▶ **Given exercise**
Exactly the lines from the one with "Clone this chart in matplotlib." through the one with "from matplotlib.ticker import", inclusive, are to be repeated, and the pictures are not.

[BEGIN Information shown]

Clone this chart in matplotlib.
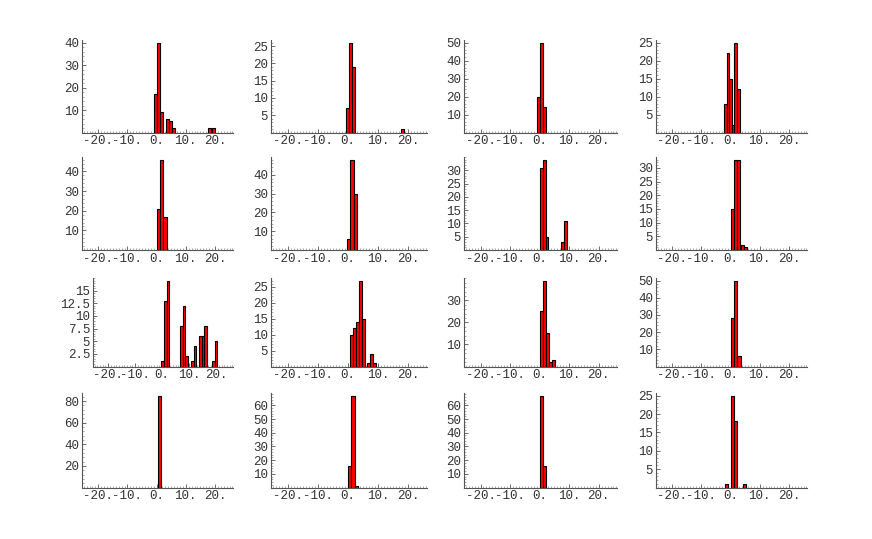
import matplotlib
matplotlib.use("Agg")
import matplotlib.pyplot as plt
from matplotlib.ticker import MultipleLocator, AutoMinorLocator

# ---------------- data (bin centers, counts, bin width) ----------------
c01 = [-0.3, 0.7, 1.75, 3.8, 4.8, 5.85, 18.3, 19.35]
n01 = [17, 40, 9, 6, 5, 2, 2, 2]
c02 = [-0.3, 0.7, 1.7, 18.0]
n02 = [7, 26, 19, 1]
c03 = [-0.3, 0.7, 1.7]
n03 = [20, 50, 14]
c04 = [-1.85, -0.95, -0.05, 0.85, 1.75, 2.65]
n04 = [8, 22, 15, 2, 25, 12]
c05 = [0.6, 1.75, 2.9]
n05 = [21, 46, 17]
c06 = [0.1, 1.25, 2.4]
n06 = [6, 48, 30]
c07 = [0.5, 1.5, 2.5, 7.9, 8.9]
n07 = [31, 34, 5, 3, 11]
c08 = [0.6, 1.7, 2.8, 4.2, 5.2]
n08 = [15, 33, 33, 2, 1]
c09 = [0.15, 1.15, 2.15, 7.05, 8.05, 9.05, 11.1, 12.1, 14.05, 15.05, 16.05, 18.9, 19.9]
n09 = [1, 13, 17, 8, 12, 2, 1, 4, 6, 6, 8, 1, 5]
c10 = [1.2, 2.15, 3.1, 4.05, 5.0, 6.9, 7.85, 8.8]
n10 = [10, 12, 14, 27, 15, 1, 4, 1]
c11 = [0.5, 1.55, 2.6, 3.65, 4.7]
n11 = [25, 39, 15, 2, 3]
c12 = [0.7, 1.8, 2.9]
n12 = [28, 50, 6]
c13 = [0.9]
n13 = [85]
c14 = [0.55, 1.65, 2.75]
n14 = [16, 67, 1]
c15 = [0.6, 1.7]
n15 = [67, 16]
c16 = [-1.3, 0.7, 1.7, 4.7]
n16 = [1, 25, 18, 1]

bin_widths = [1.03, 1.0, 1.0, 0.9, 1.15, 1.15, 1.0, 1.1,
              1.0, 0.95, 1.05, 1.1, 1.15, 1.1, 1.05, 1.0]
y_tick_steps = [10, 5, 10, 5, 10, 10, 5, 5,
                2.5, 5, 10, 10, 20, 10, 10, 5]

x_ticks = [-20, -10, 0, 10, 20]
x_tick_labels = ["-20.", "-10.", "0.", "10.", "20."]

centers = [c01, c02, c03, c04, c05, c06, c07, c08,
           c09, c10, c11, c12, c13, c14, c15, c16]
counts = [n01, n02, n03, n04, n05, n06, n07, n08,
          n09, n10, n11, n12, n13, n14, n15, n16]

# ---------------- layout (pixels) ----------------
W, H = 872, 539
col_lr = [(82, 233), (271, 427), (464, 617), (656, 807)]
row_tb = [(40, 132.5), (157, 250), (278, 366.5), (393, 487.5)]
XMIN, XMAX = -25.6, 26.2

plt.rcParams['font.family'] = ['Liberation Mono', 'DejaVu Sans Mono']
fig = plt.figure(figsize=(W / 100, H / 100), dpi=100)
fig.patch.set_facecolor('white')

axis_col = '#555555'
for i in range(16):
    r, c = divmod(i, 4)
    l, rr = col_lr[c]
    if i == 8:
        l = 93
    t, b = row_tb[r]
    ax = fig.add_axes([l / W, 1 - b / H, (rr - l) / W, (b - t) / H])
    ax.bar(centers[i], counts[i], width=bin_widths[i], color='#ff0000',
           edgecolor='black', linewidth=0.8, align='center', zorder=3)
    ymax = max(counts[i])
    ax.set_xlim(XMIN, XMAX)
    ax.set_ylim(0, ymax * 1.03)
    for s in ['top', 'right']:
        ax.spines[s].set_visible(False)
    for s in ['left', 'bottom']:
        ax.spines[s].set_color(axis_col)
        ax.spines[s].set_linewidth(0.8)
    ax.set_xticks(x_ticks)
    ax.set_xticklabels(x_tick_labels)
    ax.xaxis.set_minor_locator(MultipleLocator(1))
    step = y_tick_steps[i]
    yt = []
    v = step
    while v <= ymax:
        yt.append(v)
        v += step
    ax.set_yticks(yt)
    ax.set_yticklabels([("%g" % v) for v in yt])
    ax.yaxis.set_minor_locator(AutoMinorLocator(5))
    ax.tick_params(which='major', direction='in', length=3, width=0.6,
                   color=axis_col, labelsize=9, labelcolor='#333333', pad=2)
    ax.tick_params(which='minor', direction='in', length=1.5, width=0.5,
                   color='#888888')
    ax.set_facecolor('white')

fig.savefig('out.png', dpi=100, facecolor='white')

[END Information shown]
[BEGIN Information shown]

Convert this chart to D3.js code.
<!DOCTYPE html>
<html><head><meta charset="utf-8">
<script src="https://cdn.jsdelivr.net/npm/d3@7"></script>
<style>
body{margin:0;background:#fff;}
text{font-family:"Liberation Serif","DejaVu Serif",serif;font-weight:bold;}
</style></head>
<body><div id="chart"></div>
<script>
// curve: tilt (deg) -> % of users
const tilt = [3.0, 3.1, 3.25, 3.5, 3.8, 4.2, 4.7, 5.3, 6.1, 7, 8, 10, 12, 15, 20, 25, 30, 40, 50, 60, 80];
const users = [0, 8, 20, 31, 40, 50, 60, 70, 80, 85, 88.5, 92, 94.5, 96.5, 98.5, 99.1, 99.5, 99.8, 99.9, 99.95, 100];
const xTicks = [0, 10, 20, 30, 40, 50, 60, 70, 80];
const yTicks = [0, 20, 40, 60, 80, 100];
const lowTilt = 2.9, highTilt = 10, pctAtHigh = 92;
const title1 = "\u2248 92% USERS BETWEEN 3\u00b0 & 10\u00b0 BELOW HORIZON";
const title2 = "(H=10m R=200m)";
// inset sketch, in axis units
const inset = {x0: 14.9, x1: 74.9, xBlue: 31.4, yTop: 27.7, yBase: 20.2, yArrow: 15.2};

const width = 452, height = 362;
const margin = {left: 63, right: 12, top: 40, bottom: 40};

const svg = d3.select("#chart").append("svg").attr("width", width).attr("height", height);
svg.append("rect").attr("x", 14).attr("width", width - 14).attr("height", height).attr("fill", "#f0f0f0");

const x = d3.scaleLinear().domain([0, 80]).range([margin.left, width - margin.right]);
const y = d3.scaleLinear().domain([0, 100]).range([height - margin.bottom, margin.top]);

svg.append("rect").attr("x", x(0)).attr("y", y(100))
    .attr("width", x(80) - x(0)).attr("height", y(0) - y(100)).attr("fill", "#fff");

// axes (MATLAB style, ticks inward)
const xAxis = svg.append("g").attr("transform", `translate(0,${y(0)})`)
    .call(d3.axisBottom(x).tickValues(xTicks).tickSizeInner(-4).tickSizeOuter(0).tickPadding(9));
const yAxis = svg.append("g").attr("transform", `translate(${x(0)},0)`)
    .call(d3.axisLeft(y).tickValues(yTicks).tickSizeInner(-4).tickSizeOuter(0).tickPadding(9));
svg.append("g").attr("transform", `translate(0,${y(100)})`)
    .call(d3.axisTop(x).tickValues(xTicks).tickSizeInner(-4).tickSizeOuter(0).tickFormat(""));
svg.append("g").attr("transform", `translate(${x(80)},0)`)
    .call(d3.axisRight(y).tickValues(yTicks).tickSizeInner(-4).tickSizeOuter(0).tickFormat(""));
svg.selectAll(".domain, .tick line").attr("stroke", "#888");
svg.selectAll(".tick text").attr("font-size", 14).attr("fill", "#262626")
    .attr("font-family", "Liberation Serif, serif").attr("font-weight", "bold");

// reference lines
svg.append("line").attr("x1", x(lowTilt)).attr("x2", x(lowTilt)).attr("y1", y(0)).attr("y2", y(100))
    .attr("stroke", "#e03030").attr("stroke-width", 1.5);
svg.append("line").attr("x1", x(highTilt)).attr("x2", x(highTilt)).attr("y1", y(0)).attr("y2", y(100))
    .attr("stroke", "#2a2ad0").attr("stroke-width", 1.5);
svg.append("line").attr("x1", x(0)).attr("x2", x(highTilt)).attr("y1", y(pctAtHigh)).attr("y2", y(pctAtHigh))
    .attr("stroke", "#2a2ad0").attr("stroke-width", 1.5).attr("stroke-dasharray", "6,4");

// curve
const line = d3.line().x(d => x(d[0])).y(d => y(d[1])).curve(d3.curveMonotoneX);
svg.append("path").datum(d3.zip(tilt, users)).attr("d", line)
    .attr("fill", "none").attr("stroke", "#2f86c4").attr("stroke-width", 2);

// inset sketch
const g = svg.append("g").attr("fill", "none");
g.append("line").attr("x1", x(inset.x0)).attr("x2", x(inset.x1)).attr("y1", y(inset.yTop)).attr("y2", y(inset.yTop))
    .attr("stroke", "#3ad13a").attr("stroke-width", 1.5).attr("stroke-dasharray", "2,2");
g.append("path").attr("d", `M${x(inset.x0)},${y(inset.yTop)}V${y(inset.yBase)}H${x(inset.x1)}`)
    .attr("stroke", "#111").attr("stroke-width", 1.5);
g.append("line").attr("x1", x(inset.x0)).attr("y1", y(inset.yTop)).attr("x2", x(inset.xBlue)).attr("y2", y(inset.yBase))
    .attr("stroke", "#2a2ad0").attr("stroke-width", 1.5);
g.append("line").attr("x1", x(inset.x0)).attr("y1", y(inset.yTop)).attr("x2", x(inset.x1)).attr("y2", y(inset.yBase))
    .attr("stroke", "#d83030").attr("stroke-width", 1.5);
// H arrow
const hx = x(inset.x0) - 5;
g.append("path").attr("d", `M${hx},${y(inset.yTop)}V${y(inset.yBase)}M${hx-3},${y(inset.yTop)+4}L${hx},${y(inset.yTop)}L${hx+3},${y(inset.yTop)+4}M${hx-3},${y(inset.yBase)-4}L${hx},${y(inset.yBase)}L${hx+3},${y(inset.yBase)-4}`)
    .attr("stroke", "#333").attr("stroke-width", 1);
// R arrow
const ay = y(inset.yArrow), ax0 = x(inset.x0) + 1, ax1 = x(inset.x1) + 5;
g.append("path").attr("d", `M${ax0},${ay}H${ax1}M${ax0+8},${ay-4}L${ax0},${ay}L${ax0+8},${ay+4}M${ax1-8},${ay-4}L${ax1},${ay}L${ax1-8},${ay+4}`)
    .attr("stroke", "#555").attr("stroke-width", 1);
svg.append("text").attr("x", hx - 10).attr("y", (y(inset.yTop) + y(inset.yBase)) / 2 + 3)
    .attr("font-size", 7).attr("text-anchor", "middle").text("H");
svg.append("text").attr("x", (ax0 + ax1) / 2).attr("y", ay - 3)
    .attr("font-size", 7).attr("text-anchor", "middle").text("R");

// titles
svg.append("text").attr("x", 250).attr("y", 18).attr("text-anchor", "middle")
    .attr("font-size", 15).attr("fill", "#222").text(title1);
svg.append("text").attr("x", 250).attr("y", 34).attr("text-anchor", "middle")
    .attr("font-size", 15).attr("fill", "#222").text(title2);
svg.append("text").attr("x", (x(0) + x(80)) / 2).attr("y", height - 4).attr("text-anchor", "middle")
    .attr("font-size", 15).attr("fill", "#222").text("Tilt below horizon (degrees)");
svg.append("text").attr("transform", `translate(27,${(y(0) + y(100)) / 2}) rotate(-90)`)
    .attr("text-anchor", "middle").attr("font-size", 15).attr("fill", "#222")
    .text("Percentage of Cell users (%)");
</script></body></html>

[END Information shown]

▶ **Solution to the problem**
Clone this chart in matplotlib.
import matplotlib
matplotlib.use("Agg")
import matplotlib.pyplot as plt
from matplotlib.ticker import MultipleLocator, AutoMinorLocator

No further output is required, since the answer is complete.